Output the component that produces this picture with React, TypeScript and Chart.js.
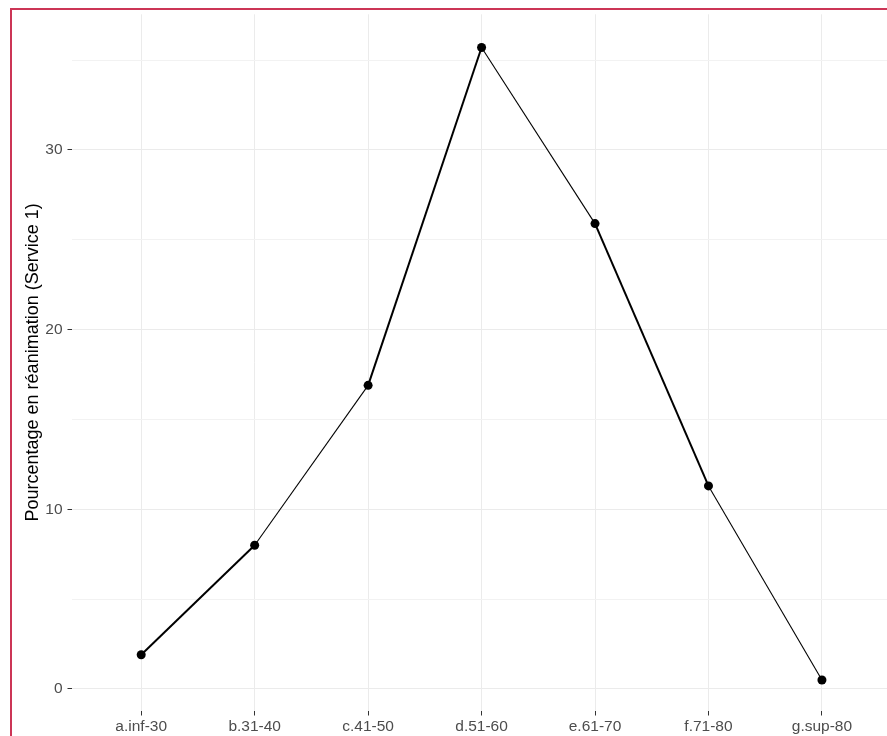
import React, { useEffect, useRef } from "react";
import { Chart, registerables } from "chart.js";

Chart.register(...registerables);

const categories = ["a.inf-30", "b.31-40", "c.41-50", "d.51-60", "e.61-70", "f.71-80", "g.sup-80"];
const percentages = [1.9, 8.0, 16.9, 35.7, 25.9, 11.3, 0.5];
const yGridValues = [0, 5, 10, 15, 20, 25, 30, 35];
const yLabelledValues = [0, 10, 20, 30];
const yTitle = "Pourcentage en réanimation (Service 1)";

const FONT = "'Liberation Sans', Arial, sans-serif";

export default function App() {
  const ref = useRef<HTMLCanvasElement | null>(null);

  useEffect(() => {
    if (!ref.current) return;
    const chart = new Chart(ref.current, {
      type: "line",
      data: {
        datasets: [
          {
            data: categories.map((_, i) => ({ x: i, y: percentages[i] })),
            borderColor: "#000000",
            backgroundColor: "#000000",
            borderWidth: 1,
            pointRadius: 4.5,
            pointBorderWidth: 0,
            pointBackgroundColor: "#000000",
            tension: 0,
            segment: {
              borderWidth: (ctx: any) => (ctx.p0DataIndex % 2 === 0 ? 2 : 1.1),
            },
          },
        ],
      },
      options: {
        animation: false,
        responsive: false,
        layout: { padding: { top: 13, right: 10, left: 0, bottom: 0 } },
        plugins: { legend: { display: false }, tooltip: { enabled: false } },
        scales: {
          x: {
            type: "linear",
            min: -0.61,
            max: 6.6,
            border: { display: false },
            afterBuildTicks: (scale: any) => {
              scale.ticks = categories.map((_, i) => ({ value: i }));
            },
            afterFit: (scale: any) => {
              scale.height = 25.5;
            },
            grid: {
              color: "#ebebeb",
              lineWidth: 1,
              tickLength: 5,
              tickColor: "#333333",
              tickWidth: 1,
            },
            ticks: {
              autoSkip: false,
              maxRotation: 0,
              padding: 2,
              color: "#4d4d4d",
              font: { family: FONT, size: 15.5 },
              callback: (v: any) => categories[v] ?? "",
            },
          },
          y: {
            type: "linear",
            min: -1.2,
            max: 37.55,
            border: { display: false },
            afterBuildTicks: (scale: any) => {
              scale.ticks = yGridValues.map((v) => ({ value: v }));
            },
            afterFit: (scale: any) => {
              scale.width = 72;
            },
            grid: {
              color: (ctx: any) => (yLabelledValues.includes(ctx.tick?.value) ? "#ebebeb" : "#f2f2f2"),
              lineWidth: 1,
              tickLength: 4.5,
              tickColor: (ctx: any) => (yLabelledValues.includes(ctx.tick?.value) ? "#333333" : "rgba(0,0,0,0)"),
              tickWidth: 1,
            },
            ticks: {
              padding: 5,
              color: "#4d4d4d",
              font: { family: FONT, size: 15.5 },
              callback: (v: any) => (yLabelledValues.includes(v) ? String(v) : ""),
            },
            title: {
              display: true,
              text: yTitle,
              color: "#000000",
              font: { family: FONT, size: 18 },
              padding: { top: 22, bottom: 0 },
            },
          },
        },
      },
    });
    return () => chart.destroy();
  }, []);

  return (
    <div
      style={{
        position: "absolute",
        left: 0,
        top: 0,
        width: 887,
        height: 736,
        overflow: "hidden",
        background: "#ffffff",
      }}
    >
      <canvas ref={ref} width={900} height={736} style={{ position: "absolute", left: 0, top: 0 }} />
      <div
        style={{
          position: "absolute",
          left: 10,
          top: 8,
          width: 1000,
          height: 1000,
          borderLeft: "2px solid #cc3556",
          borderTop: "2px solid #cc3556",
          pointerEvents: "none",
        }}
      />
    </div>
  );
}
■ ■ ■ ■ ■
- What is asked -
Reproduce every line of the material precisely, omitting its pictures.

- Solution -
Output the component that produces this picture with React, TypeScript and Chart.js.
import React, { useEffect, useRef } from "react";
import { Chart, registerables } from "chart.js";

Chart.register(...registerables);

const categories = ["a.inf-30", "b.31-40", "c.41-50", "d.51-60", "e.61-70", "f.71-80", "g.sup-80"];
const percentages = [1.9, 8.0, 16.9, 35.7, 25.9, 11.3, 0.5];
const yGridValues = [0, 5, 10, 15, 20, 25, 30, 35];
const yLabelledValues = [0, 10, 20, 30];
const yTitle = "Pourcentage en réanimation (Service 1)";

const FONT = "'Liberation Sans', Arial, sans-serif";

export default function App() {
  const ref = useRef<HTMLCanvasElement | null>(null);

  useEffect(() => {
    if (!ref.current) return;
    const chart = new Chart(ref.current, {
      type: "line",
      data: {
        datasets: [
          {
            data: categories.map((_, i) => ({ x: i, y: percentages[i] })),
            borderColor: "#000000",
            backgroundColor: "#000000",
            borderWidth: 1,
            pointRadius: 4.5,
            pointBorderWidth: 0,
            pointBackgroundColor: "#000000",
            tension: 0,
            segment: {
              borderWidth: (ctx: any) => (ctx.p0DataIndex % 2 === 0 ? 2 : 1.1),
            },
          },
        ],
      },
      options: {
        animation: false,
        responsive: false,
        layout: { padding: { top: 13, right: 10, left: 0, bottom: 0 } },
        plugins: { legend: { display: false }, tooltip: { enabled: false } },
        scales: {
          x: {
            type: "linear",
            min: -0.61,
            max: 6.6,
            border: { display: false },
            afterBuildTicks: (scale: any) => {
              scale.ticks = categories.map((_, i) => ({ value: i }));
            },
            afterFit: (scale: any) => {
              scale.height = 25.5;
            },
            grid: {
              color: "#ebebeb",
              lineWidth: 1,
              tickLength: 5,
              tickColor: "#333333",
              tickWidth: 1,
            },
            ticks: {
              autoSkip: false,
              maxRotation: 0,
              padding: 2,
              color: "#4d4d4d",
              font: { family: FONT, size: 15.5 },
              callback: (v: any) => categories[v] ?? "",
            },
          },
          y: {
            type: "linear",
            min: -1.2,
            max: 37.55,
            border: { display: false },
            afterBuildTicks: (scale: any) => {
              scale.ticks = yGridValues.map((v) => ({ value: v }));
            },
            afterFit: (scale: any) => {
              scale.width = 72;
            },
            grid: {
              color: (ctx: any) => (yLabelledValues.includes(ctx.tick?.value) ? "#ebebeb" : "#f2f2f2"),
              lineWidth: 1,
              tickLength: 4.5,
              tickColor: (ctx: any) => (yLabelledValues.includes(ctx.tick?.value) ? "#333333" : "rgba(0,0,0,0)"),
              tickWidth: 1,
            },
            ticks: {
              padding: 5,
              color: "#4d4d4d",
              font: { family: FONT, size: 15.5 },
              callback: (v: any) => (yLabelledValues.includes(v) ? String(v) : ""),
            },
            title: {
              display: true,
              text: yTitle,
              color: "#000000",
              font: { family: FONT, size: 18 },
              padding: { top: 22, bottom: 0 },
            },
          },
        },
      },
    });
    return () => chart.destroy();
  }, []);

  return (
    <div
      style={{
        position: "absolute",
        left: 0,
        top: 0,
        width: 887,
        height: 736,
        overflow: "hidden",
        background: "#ffffff",
      }}
    >
      <canvas ref={ref} width={900} height={736} style={{ position: "absolute", left: 0, top: 0 }} />
      <div
        style={{
          position: "absolute",
          left: 10,
          top: 8,
          width: 1000,
          height: 1000,
          borderLeft: "2px solid #cc3556",
          borderTop: "2px solid #cc3556",
          pointerEvents: "none",
        }}
      />
    </div>
  );
}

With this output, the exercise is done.